Short exercise | The records below must be duplicated exactly, character for character.

Records for processing |
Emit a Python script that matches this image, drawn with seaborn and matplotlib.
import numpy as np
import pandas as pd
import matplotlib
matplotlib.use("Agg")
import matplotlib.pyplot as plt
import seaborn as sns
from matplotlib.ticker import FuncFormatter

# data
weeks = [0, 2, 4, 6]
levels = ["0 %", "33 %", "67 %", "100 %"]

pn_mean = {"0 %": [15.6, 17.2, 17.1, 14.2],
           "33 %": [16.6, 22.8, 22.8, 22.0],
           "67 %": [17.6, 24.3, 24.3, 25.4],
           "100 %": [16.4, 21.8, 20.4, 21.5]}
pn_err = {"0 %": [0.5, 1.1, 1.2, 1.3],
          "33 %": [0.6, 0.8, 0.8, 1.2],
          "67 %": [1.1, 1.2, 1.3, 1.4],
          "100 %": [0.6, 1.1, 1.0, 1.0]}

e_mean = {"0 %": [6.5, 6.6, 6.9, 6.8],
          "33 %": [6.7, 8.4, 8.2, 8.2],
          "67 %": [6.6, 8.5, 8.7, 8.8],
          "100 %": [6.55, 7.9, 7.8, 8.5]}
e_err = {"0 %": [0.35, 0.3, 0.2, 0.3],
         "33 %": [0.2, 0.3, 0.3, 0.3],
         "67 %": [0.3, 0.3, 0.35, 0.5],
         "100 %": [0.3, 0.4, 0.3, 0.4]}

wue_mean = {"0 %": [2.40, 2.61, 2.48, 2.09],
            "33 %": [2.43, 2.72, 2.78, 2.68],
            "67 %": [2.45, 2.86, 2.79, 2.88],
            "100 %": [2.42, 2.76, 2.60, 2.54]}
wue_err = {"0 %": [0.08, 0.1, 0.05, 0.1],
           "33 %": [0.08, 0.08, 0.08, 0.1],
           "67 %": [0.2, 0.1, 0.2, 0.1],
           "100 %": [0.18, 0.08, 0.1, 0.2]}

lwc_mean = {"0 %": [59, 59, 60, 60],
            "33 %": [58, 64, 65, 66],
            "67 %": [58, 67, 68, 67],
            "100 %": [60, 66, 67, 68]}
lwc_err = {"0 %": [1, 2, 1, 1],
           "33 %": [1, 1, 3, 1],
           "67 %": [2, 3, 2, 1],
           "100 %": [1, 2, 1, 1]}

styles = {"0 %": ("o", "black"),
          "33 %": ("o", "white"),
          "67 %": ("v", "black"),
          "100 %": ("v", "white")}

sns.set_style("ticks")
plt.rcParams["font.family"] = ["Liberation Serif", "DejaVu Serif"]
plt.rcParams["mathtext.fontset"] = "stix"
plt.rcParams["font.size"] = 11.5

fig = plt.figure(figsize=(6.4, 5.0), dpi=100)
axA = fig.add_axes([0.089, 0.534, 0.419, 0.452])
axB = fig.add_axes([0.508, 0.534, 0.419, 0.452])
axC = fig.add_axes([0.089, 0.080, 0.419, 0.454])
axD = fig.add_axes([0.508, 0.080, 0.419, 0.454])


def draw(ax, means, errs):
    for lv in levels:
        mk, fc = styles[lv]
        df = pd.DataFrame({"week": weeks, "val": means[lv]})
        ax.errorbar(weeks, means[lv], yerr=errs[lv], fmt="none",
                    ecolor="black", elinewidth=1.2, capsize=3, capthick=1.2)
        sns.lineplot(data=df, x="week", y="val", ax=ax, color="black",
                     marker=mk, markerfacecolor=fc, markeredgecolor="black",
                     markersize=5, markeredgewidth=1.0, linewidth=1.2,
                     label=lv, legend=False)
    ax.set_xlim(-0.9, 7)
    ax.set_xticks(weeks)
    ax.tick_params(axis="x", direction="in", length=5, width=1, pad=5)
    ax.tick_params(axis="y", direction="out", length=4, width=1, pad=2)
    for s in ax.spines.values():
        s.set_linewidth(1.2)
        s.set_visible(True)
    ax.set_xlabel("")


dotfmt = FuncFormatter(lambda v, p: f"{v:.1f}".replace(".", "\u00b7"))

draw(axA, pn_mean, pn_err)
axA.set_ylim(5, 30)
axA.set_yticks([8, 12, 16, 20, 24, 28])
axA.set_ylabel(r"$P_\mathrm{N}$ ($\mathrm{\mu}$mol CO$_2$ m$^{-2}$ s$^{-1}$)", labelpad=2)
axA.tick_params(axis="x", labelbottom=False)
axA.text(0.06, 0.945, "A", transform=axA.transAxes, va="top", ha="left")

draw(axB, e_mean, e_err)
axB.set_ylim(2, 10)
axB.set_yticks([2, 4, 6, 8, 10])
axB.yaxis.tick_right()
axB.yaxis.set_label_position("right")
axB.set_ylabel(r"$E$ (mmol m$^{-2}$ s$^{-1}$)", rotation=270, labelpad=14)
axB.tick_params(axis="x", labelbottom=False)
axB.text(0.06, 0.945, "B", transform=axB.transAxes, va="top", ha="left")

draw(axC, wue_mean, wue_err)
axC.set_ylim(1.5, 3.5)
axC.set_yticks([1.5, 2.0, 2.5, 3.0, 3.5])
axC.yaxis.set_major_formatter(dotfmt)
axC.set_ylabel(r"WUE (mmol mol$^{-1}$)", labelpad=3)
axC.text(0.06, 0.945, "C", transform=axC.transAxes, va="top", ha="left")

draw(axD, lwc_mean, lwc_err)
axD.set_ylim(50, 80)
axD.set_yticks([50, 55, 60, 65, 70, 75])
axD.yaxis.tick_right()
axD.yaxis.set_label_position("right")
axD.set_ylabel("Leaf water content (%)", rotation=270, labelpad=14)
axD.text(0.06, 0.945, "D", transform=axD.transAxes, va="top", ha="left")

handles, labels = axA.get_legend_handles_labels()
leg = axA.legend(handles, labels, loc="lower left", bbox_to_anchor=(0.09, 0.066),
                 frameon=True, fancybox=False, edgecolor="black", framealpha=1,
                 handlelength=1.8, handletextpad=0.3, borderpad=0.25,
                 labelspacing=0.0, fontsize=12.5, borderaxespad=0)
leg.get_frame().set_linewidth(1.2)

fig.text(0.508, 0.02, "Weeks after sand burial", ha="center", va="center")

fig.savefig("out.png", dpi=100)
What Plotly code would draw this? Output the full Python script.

Answer to the task |
Emit a Python script that matches this image, drawn with seaborn and matplotlib.
import numpy as np
import pandas as pd
import matplotlib
matplotlib.use("Agg")
import matplotlib.pyplot as plt
import seaborn as sns
from matplotlib.ticker import FuncFormatter

# data
weeks = [0, 2, 4, 6]
levels = ["0 %", "33 %", "67 %", "100 %"]

pn_mean = {"0 %": [15.6, 17.2, 17.1, 14.2],
           "33 %": [16.6, 22.8, 22.8, 22.0],
           "67 %": [17.6, 24.3, 24.3, 25.4],
           "100 %": [16.4, 21.8, 20.4, 21.5]}
pn_err = {"0 %": [0.5, 1.1, 1.2, 1.3],
          "33 %": [0.6, 0.8, 0.8, 1.2],
          "67 %": [1.1, 1.2, 1.3, 1.4],
          "100 %": [0.6, 1.1, 1.0, 1.0]}

e_mean = {"0 %": [6.5, 6.6, 6.9, 6.8],
          "33 %": [6.7, 8.4, 8.2, 8.2],
          "67 %": [6.6, 8.5, 8.7, 8.8],
          "100 %": [6.55, 7.9, 7.8, 8.5]}
e_err = {"0 %": [0.35, 0.3, 0.2, 0.3],
         "33 %": [0.2, 0.3, 0.3, 0.3],
         "67 %": [0.3, 0.3, 0.35, 0.5],
         "100 %": [0.3, 0.4, 0.3, 0.4]}

wue_mean = {"0 %": [2.40, 2.61, 2.48, 2.09],
            "33 %": [2.43, 2.72, 2.78, 2.68],
            "67 %": [2.45, 2.86, 2.79, 2.88],
            "100 %": [2.42, 2.76, 2.60, 2.54]}
wue_err = {"0 %": [0.08, 0.1, 0.05, 0.1],
           "33 %": [0.08, 0.08, 0.08, 0.1],
           "67 %": [0.2, 0.1, 0.2, 0.1],
           "100 %": [0.18, 0.08, 0.1, 0.2]}

lwc_mean = {"0 %": [59, 59, 60, 60],
            "33 %": [58, 64, 65, 66],
            "67 %": [58, 67, 68, 67],
            "100 %": [60, 66, 67, 68]}
lwc_err = {"0 %": [1, 2, 1, 1],
           "33 %": [1, 1, 3, 1],
           "67 %": [2, 3, 2, 1],
           "100 %": [1, 2, 1, 1]}

styles = {"0 %": ("o", "black"),
          "33 %": ("o", "white"),
          "67 %": ("v", "black"),
          "100 %": ("v", "white")}

sns.set_style("ticks")
plt.rcParams["font.family"] = ["Liberation Serif", "DejaVu Serif"]
plt.rcParams["mathtext.fontset"] = "stix"
plt.rcParams["font.size"] = 11.5

fig = plt.figure(figsize=(6.4, 5.0), dpi=100)
axA = fig.add_axes([0.089, 0.534, 0.419, 0.452])
axB = fig.add_axes([0.508, 0.534, 0.419, 0.452])
axC = fig.add_axes([0.089, 0.080, 0.419, 0.454])
axD = fig.add_axes([0.508, 0.080, 0.419, 0.454])


def draw(ax, means, errs):
    for lv in levels:
        mk, fc = styles[lv]
        df = pd.DataFrame({"week": weeks, "val": means[lv]})
        ax.errorbar(weeks, means[lv], yerr=errs[lv], fmt="none",
                    ecolor="black", elinewidth=1.2, capsize=3, capthick=1.2)
        sns.lineplot(data=df, x="week", y="val", ax=ax, color="black",
                     marker=mk, markerfacecolor=fc, markeredgecolor="black",
                     markersize=5, markeredgewidth=1.0, linewidth=1.2,
                     label=lv, legend=False)
    ax.set_xlim(-0.9, 7)
    ax.set_xticks(weeks)
    ax.tick_params(axis="x", direction="in", length=5, width=1, pad=5)
    ax.tick_params(axis="y", direction="out", length=4, width=1, pad=2)
    for s in ax.spines.values():
        s.set_linewidth(1.2)
        s.set_visible(True)
    ax.set_xlabel("")


dotfmt = FuncFormatter(lambda v, p: f"{v:.1f}".replace(".", "\u00b7"))

draw(axA, pn_mean, pn_err)
axA.set_ylim(5, 30)
axA.set_yticks([8, 12, 16, 20, 24, 28])
axA.set_ylabel(r"$P_\mathrm{N}$ ($\mathrm{\mu}$mol CO$_2$ m$^{-2}$ s$^{-1}$)", labelpad=2)
axA.tick_params(axis="x", labelbottom=False)
axA.text(0.06, 0.945, "A", transform=axA.transAxes, va="top", ha="left")

draw(axB, e_mean, e_err)
axB.set_ylim(2, 10)
axB.set_yticks([2, 4, 6, 8, 10])
axB.yaxis.tick_right()
axB.yaxis.set_label_position("right")
axB.set_ylabel(r"$E$ (mmol m$^{-2}$ s$^{-1}$)", rotation=270, labelpad=14)
axB.tick_params(axis="x", labelbottom=False)
axB.text(0.06, 0.945, "B", transform=axB.transAxes, va="top", ha="left")

draw(axC, wue_mean, wue_err)
axC.set_ylim(1.5, 3.5)
axC.set_yticks([1.5, 2.0, 2.5, 3.0, 3.5])
axC.yaxis.set_major_formatter(dotfmt)
axC.set_ylabel(r"WUE (mmol mol$^{-1}$)", labelpad=3)
axC.text(0.06, 0.945, "C", transform=axC.transAxes, va="top", ha="left")

draw(axD, lwc_mean, lwc_err)
axD.set_ylim(50, 80)
axD.set_yticks([50, 55, 60, 65, 70, 75])
axD.yaxis.tick_right()
axD.yaxis.set_label_position("right")
axD.set_ylabel("Leaf water content (%)", rotation=270, labelpad=14)
axD.text(0.06, 0.945, "D", transform=axD.transAxes, va="top", ha="left")

handles, labels = axA.get_legend_handles_labels()
leg = axA.legend(handles, labels, loc="lower left", bbox_to_anchor=(0.09, 0.066),
                 frameon=True, fancybox=False, edgecolor="black", framealpha=1,
                 handlelength=1.8, handletextpad=0.3, borderpad=0.25,
                 labelspacing=0.0, fontsize=12.5, borderaxespad=0)
leg.get_frame().set_linewidth(1.2)

fig.text(0.508, 0.02, "Weeks after sand burial", ha="center", va="center")

fig.savefig("out.png", dpi=100)
What Plotly code would draw this? Output the full Python script.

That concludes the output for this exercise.